Esto lo pervierte todo, hasta las palabras. Las autoridades israelíes, así como las rusas, amenazan a quien se atreva a utilizar propiamente las palabras, a quien diga que una guerra es una guerra, a quien diga que un exterminio es un exterminio, a quien diga que masacrar a un pueblo es un genocidio. No, esto no puede decirse, y quien lo diga será perseguido, desacreditado, atacado de mil maneras, quizás hasta la muerte.

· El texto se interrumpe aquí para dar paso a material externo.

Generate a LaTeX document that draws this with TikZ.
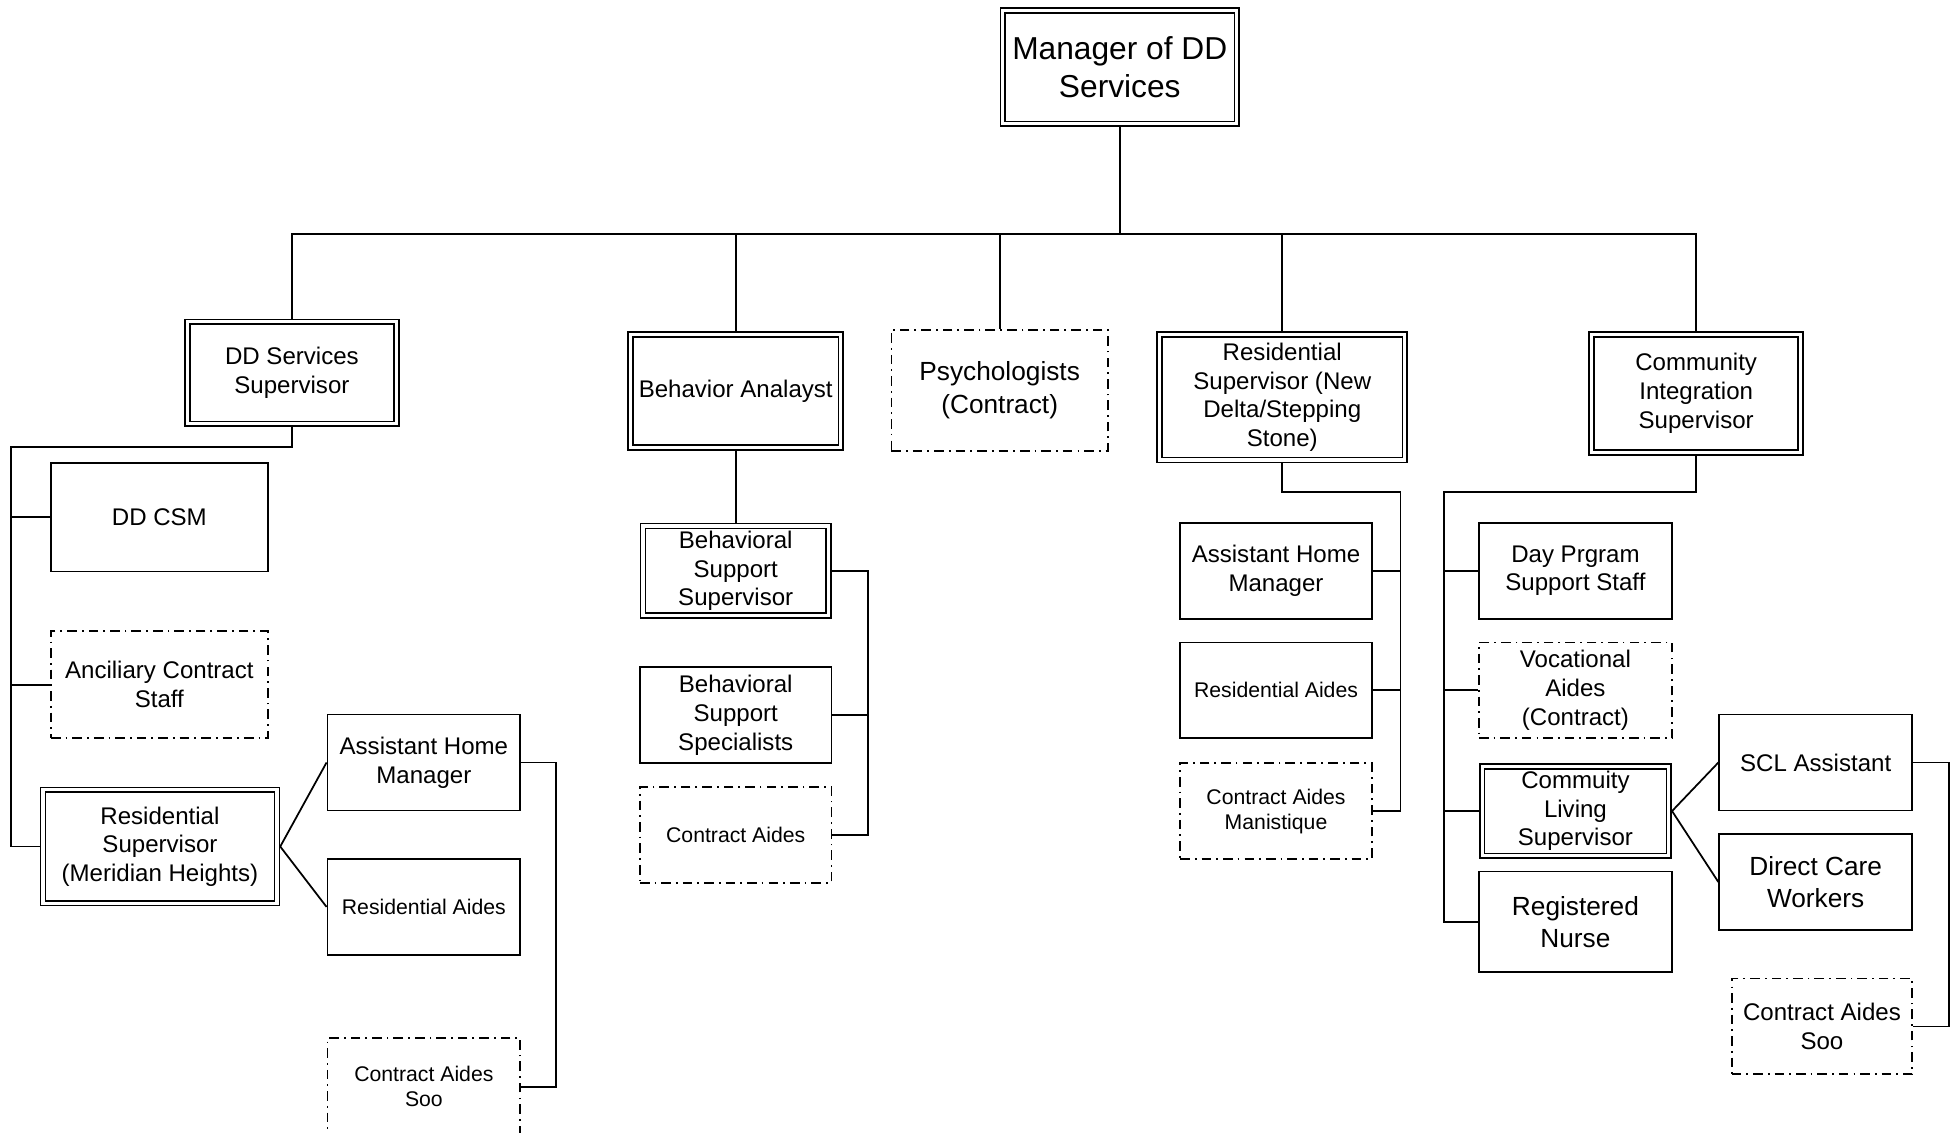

La lucha por el dominio del relato se ha desatado también entre nosotros; se expresa en los debates políticos, los insultos, el esfuerzo por justificar lo injustificable. Pedro Sánchez me ha parecido un gran político, casi el único en la Unión Europea: se ha atrevido a decir lo que muchos pensamos, que lo que está pasando es intolerable. Lo ha dicho de forma suave, ciertamente, pero aun así, corriendo un riesgo político evidente.

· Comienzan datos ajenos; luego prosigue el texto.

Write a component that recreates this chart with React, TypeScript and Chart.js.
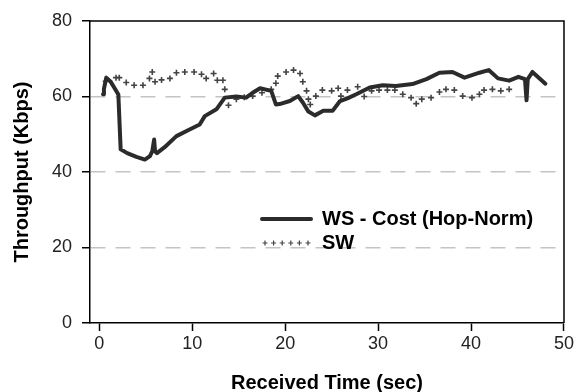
import React, { useEffect, useRef } from "react";
import { Chart, registerables } from "chart.js";

Chart.register(...registerables);

const wsLabel = "WS - Cost (Hop-Norm)";
const swLabel = "SW";
const xTitle = "Received Time (sec)";
const yTitle = "Throughput (Kbps)";

const wsX = [0.4, 0.5, 0.75, 1.2, 1.7, 2.05, 2.3, 3.0, 4.0, 4.9, 5.45, 5.7, 5.9, 6.0, 6.2, 7.0, 8.3, 9.5, 10.8, 11.35, 12.6, 13.5, 14.75, 15.8, 16.5, 17.3, 18.5, 19.0, 19.4, 20.5, 21.4, 21.9, 22.5, 23.2, 24.1, 25.1, 25.9, 26.7, 27.65, 29.1, 30.5, 31.9, 33.7, 35.2, 36.6, 38.0, 39.3, 40.9, 41.9, 42.9, 44.1, 45.1, 45.8, 45.97, 46.1, 46.6, 48.0];
const wsY = [60.6, 62, 65, 64, 62, 60.5, 46, 45, 44, 43.3, 44.2, 45.5, 48.6, 45.5, 45, 46.5, 49.5, 51, 52.6, 54.8, 56.6, 59.7, 60, 59.7, 61, 62.2, 61.5, 57.9, 58, 58.8, 60.1, 58.4, 56, 55, 56.2, 56.2, 58.8, 59.5, 60.6, 62.4, 63, 62.8, 63.3, 64.6, 66.3, 66.5, 65, 66.3, 67, 64.8, 64.2, 65.2, 64.6, 59, 64.6, 66.5, 63.4];

const swX = [0.7, 1.8, 2.15, 2.9, 3.75, 4.7, 5.4, 5.7, 6.0, 6.7, 7.6, 8.3, 9.2, 10.2, 11.0, 11.5, 12.3, 12.7, 13.3, 13.5, 13.9, 14.75, 15.6, 16.5, 17.5, 18.5, 19.0, 19.2, 20.1, 20.9, 21.6, 21.9, 22.3, 22.5, 22.7, 23.3, 24.0, 25.0, 25.7, 26.0, 26.7, 27.8, 28.5, 29.3, 30.1, 31.0, 31.8, 32.65, 33.55, 34.1, 34.7, 35.7, 36.6, 37.3, 38.2, 39.1, 40.1, 40.9, 41.4, 42.3, 43.2, 44.1];
const swY = [64, 65, 65, 63.7, 63, 63, 64.8, 66.5, 63.9, 64.4, 64.8, 66.3, 66.5, 66.5, 65.9, 64.8, 66.1, 64.3, 64.3, 61.9, 57.7, 59.3, 59.8, 60.1, 61, 61.9, 63.5, 65.4, 66.5, 67, 66.1, 63.9, 61.5, 59.3, 57.9, 60.1, 61.7, 61.5, 62.2, 60.1, 61.7, 62.6, 60.0, 61.5, 61.7, 61.7, 61.7, 60.6, 59.7, 58.1, 59.3, 59.7, 61.2, 61.9, 61.7, 60.1, 59.7, 60.6, 61.7, 61.9, 61.5, 61.9];

const xTickValues = [0, 10, 20, 30, 40, 50];
const yTickValues = [0, 20, 40, 60, 80];
const yGridValues = [20, 40, 60];

const FONT = "'Liberation Sans', Arial, sans-serif";
const WS_COLOR = "#2b2b2b";
const SW_COLOR = "#444";

const frameAndLegend = {
  id: "frameAndLegend",
  afterDatasetsDraw(chart: any) {
    const { ctx, chartArea } = chart;
    ctx.save();
    ctx.strokeStyle = "#000";
    ctx.lineWidth = 1.5;
    ctx.beginPath();
    ctx.moveTo(chartArea.left, chartArea.top);
    ctx.lineTo(chartArea.right, chartArea.top);
    ctx.lineTo(chartArea.right, chartArea.bottom);
    ctx.stroke();

    const lx0 = 262;
    const lx1 = 311;
    const tx = 322;
    const y1 = 219;
    const y2 = 243;
    ctx.strokeStyle = WS_COLOR;
    ctx.lineWidth = 4;
    ctx.lineCap = "round";
    ctx.beginPath();
    ctx.moveTo(lx0, y1);
    ctx.lineTo(lx1, y1);
    ctx.stroke();

    ctx.strokeStyle = SW_COLOR;
    ctx.lineWidth = 1.2;
    ctx.lineCap = "butt";
    for (let i = 0; i < 6; i++) {
      const cx = lx0 + 3 + i * 8.6;
      ctx.beginPath();
      ctx.moveTo(cx - 2.5, y2);
      ctx.lineTo(cx + 2.5, y2);
      ctx.moveTo(cx, y2 - 2.5);
      ctx.lineTo(cx, y2 + 2.5);
      ctx.stroke();
    }

    ctx.fillStyle = "#000";
    ctx.font = `bold 20px ${FONT}`;
    ctx.textBaseline = "middle";
    ctx.textAlign = "left";
    ctx.fillText(chart.data.datasets[0].label, tx, y1);
    ctx.fillText(chart.data.datasets[1].label, tx, y2);
    ctx.restore();
  },
};

export default function App() {
  const ref = useRef<HTMLCanvasElement | null>(null);

  useEffect(() => {
    if (!ref.current) return;
    const chart = new Chart(ref.current, {
      type: "scatter",
      data: {
        datasets: [
          {
            label: wsLabel,
            data: wsX.map((x, i) => ({ x, y: wsY[i] })),
            showLine: true,
            borderColor: WS_COLOR,
            backgroundColor: WS_COLOR,
            borderWidth: 4,
            pointRadius: 0,
            tension: 0,
            borderJoinStyle: "round",
            borderCapStyle: "round",
          },
          {
            label: swLabel,
            data: swX.map((x, i) => ({ x, y: swY[i] })),
            showLine: false,
            pointStyle: "cross",
            pointRadius: 3,
            borderColor: SW_COLOR,
            backgroundColor: SW_COLOR,
            pointBorderWidth: 1.6,
          },
        ],
      },
      options: {
        responsive: false,
        animation: false,
        layout: { padding: { left: 0, right: 11, top: 21, bottom: 0 } },
        plugins: {
          legend: { display: false },
          tooltip: { enabled: false },
        },
        scales: {
          x: {
            type: "linear",
            min: -1,
            max: 50,
            afterBuildTicks: (scale: any) => {
              scale.ticks = xTickValues.map((v) => ({ value: v }));
            },
            afterFit: (scale: any) => {
              scale.height = 69;
            },
            grid: {
              drawOnChartArea: false,
              drawTicks: true,
              tickLength: 8,
              tickColor: "#000",
              tickWidth: 1.5,
            },
            border: { color: "#000", width: 1.5 },
            ticks: {
              color: "#222",
              font: { family: FONT, size: 18 },
              padding: 2,
              maxRotation: 0,
              autoSkip: false,
            },
            title: {
              display: true,
              text: xTitle,
              color: "#000",
              font: { family: FONT, size: 20, weight: "bold", lineHeight: 1 },
              padding: { top: 0, bottom: -1 },
            },
          },
          y: {
            type: "linear",
            min: 0,
            max: 80,
            afterBuildTicks: (scale: any) => {
              scale.ticks = yTickValues.map((v) => ({ value: v }));
            },
            afterFit: (scale: any) => {
              scale.width = 90;
            },
            grid: {
              drawOnChartArea: true,
              drawTicks: true,
              tickLength: 8,
              tickColor: "#000",
              tickWidth: 1.5,
              lineWidth: 1.5,
              color: (ctx: any) =>
                ctx.tick && yGridValues.includes(ctx.tick.value) ? "#c4c4c4" : "rgba(0,0,0,0)",
            },
            border: { color: "#000", width: 1.5, dash: [15, 10] },
            ticks: {
              color: "#222",
              font: { family: FONT, size: 18 },
              padding: 10,
              autoSkip: false,
            },
            title: {
              display: true,
              text: yTitle,
              color: "#000",
              font: { family: FONT, size: 20, weight: "bold", lineHeight: 1 },
              padding: { top: 12, bottom: 0 },
            },
          },
        },
      },
      plugins: [frameAndLegend],
    } as any);
    return () => chart.destroy();
  }, []);

  return (
    <div style={{ position: "fixed", left: 0, top: 0, width: 576, height: 392, background: "#fff" }}>
      <canvas ref={ref} width={576} height={392} />
    </div>
  );
}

Las palabras son casi el último vínculo colectivo que nos queda, la última tierra de entendimiento que compartimos. La única acción a nuestro alcance frente a la crueldad y la injusticia. El único homenaje que podemos hacer a los periodistas que mueren por informarnos. Defendámoslas, defendamos su sentido, herencia común de la humanidad construida a través de los siglos. Si las pervertimos vaciándolas de contenido y sentido, si ya no pueden expresar la verdad, si nos ganan con el miedo, ¿cómo podremos resistir a tanta violencia, a tanto enfrentamiento absurdo basado en unos egos sin medida?

Que el nuevo año nos permita progresar en el conocimiento, no sólo científico, sino ético y comunitario, que ahora, desgraciadamente, tanto necesitamos y tanto se nos escapa.